Challenge => From the first line of the data below through the line bearing "-0.0440, -0.0492, -0.0530, -0.0562, -0.0590, -0.0602]", reproduce each line exactly; do not include pictures.

########

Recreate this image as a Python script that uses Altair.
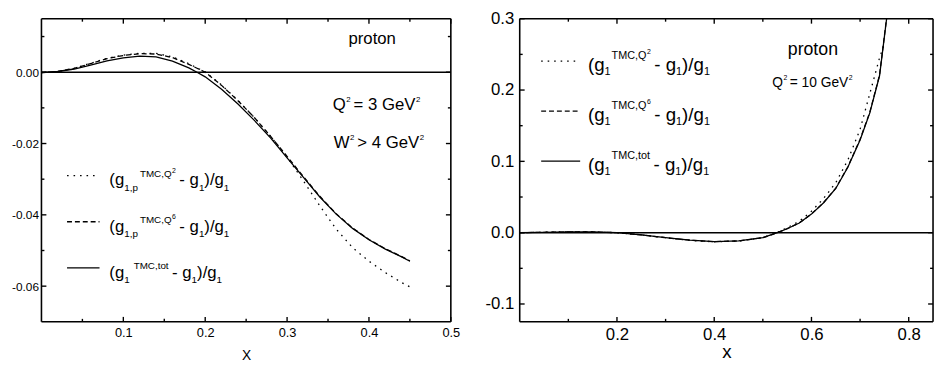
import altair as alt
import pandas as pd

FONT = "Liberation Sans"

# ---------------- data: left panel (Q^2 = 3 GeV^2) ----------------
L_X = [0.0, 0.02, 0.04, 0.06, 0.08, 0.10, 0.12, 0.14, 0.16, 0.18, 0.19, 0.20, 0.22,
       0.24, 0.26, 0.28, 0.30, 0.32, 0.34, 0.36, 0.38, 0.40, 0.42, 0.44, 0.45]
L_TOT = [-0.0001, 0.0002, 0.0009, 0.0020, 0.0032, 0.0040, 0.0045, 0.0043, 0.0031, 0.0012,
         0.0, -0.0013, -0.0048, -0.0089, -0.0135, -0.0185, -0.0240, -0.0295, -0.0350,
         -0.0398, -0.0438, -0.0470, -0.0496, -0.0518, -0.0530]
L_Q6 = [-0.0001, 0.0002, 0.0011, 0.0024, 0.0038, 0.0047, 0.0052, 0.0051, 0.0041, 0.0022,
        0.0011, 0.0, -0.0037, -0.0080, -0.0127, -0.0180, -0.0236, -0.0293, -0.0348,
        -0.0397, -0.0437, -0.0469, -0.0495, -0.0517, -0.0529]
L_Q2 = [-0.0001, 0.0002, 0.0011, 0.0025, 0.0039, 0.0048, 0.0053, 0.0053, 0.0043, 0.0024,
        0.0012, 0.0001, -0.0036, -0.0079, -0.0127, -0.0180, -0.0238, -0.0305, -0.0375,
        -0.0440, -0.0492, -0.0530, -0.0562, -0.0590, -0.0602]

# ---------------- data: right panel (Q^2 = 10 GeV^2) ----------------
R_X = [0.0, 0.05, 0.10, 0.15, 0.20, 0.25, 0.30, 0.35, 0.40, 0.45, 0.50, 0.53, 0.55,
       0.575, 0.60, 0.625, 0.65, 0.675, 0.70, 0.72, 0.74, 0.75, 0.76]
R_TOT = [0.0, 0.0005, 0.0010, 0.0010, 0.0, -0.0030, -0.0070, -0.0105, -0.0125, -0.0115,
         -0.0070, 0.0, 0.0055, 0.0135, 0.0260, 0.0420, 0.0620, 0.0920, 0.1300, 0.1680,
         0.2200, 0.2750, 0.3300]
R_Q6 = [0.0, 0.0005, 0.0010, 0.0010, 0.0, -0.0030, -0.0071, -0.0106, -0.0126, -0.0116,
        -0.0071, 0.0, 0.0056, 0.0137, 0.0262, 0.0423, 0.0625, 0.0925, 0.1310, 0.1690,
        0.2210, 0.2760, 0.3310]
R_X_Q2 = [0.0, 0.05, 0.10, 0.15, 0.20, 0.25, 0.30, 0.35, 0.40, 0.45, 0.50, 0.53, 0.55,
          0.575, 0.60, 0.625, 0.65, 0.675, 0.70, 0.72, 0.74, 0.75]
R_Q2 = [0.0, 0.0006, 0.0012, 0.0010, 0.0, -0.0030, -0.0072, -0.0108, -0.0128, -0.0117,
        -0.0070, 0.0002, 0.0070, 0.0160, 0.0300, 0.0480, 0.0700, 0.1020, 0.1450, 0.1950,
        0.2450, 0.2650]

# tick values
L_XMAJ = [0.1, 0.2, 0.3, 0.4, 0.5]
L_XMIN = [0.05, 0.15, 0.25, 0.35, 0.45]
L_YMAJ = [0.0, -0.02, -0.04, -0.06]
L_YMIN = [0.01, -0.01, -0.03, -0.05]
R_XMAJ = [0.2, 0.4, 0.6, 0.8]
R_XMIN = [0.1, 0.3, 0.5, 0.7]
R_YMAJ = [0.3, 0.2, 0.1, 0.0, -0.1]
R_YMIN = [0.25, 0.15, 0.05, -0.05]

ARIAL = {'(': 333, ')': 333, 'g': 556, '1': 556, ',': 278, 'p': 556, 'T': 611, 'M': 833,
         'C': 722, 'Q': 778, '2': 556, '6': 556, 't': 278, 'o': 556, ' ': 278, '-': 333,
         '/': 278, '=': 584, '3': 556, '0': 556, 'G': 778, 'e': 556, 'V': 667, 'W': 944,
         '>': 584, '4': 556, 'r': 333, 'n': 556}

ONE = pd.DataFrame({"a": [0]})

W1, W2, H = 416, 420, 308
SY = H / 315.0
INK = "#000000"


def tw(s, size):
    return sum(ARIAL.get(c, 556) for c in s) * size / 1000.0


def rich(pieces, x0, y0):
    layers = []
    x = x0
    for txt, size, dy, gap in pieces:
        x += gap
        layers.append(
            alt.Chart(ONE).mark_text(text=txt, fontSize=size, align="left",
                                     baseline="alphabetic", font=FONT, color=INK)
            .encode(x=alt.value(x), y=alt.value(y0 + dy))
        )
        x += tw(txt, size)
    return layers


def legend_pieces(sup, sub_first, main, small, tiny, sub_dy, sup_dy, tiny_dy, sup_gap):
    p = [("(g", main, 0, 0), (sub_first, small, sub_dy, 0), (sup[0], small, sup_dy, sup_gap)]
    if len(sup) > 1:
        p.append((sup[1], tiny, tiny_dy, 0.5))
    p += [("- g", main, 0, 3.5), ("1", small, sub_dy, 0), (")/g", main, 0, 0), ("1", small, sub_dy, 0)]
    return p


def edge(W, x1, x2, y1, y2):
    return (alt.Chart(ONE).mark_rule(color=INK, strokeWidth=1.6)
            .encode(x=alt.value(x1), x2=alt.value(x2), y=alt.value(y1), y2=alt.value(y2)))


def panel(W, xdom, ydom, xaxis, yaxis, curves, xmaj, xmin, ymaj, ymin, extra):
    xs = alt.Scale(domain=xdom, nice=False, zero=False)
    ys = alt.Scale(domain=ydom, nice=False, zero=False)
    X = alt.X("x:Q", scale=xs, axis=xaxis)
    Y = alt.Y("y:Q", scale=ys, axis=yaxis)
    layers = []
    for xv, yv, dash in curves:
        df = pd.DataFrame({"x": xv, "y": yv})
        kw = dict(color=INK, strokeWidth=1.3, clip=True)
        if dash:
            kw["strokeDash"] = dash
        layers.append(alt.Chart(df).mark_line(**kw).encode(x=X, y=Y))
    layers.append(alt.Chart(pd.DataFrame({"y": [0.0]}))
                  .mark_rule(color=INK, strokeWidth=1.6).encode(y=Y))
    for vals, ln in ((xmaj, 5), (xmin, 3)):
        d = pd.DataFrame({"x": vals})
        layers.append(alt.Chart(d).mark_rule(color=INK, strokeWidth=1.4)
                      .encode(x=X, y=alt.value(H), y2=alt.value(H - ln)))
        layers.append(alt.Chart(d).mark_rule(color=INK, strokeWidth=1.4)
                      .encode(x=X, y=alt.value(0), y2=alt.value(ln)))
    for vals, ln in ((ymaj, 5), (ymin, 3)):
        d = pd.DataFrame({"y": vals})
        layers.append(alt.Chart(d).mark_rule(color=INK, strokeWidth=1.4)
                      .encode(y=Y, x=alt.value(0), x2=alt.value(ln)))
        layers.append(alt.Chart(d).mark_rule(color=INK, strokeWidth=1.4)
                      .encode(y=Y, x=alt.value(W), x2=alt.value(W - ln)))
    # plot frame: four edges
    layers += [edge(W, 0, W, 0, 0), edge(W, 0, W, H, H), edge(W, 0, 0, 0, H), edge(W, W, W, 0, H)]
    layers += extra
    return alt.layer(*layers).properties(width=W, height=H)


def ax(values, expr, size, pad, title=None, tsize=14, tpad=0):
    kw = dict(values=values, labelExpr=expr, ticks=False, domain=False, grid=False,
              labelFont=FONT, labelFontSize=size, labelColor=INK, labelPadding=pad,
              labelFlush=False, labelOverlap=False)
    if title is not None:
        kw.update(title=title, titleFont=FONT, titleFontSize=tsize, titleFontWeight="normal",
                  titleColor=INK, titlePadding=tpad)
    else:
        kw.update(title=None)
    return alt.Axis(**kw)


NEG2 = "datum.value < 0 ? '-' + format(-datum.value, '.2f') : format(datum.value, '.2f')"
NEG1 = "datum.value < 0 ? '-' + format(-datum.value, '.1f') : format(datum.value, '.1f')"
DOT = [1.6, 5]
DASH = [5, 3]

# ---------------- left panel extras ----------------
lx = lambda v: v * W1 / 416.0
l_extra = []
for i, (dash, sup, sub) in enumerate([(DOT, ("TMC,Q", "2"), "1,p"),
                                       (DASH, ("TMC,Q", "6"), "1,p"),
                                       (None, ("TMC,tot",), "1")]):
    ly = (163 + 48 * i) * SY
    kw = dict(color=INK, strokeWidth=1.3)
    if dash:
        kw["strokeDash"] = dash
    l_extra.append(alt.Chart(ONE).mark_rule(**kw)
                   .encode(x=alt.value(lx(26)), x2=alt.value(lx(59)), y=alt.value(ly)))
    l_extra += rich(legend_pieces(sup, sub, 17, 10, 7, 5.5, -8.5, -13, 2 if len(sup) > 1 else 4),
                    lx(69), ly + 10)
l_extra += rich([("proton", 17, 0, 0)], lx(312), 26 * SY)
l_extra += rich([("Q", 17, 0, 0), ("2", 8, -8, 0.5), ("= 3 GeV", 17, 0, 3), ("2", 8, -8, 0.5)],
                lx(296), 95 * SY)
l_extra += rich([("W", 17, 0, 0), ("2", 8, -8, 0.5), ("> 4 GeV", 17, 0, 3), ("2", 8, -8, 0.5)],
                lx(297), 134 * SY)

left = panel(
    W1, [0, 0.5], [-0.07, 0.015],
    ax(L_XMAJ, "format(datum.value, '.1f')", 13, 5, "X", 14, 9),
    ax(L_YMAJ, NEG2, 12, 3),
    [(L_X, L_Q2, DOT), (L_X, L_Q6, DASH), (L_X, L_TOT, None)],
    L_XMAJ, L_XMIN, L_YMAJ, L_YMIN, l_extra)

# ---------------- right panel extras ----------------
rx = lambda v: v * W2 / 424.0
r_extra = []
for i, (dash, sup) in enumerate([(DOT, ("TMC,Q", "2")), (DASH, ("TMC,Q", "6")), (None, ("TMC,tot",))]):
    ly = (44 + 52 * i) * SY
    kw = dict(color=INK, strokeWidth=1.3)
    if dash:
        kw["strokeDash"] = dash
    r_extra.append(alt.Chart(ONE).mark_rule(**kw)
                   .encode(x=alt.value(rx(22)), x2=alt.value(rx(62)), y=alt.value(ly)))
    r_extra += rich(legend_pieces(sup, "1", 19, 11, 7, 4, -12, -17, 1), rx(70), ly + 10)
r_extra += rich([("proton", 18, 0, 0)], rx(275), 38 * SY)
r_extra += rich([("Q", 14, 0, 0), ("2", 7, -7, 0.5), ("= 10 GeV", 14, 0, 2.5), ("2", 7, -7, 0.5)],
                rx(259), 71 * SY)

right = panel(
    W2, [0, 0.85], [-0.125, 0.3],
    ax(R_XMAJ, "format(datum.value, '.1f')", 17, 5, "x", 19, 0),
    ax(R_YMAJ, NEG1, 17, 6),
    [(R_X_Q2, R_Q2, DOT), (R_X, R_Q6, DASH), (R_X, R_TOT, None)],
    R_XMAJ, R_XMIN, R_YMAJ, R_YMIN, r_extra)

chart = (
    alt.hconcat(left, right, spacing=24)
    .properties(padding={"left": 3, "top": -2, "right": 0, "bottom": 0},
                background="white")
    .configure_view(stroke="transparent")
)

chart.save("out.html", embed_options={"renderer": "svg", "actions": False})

########

Solution below =>
Recreate this image as a Python script that uses Altair.
import altair as alt
import pandas as pd

FONT = "Liberation Sans"

# ---------------- data: left panel (Q^2 = 3 GeV^2) ----------------
L_X = [0.0, 0.02, 0.04, 0.06, 0.08, 0.10, 0.12, 0.14, 0.16, 0.18, 0.19, 0.20, 0.22,
       0.24, 0.26, 0.28, 0.30, 0.32, 0.34, 0.36, 0.38, 0.40, 0.42, 0.44, 0.45]
L_TOT = [-0.0001, 0.0002, 0.0009, 0.0020, 0.0032, 0.0040, 0.0045, 0.0043, 0.0031, 0.0012,
         0.0, -0.0013, -0.0048, -0.0089, -0.0135, -0.0185, -0.0240, -0.0295, -0.0350,
         -0.0398, -0.0438, -0.0470, -0.0496, -0.0518, -0.0530]
L_Q6 = [-0.0001, 0.0002, 0.0011, 0.0024, 0.0038, 0.0047, 0.0052, 0.0051, 0.0041, 0.0022,
        0.0011, 0.0, -0.0037, -0.0080, -0.0127, -0.0180, -0.0236, -0.0293, -0.0348,
        -0.0397, -0.0437, -0.0469, -0.0495, -0.0517, -0.0529]
L_Q2 = [-0.0001, 0.0002, 0.0011, 0.0025, 0.0039, 0.0048, 0.0053, 0.0053, 0.0043, 0.0024,
        0.0012, 0.0001, -0.0036, -0.0079, -0.0127, -0.0180, -0.0238, -0.0305, -0.0375,
        -0.0440, -0.0492, -0.0530, -0.0562, -0.0590, -0.0602]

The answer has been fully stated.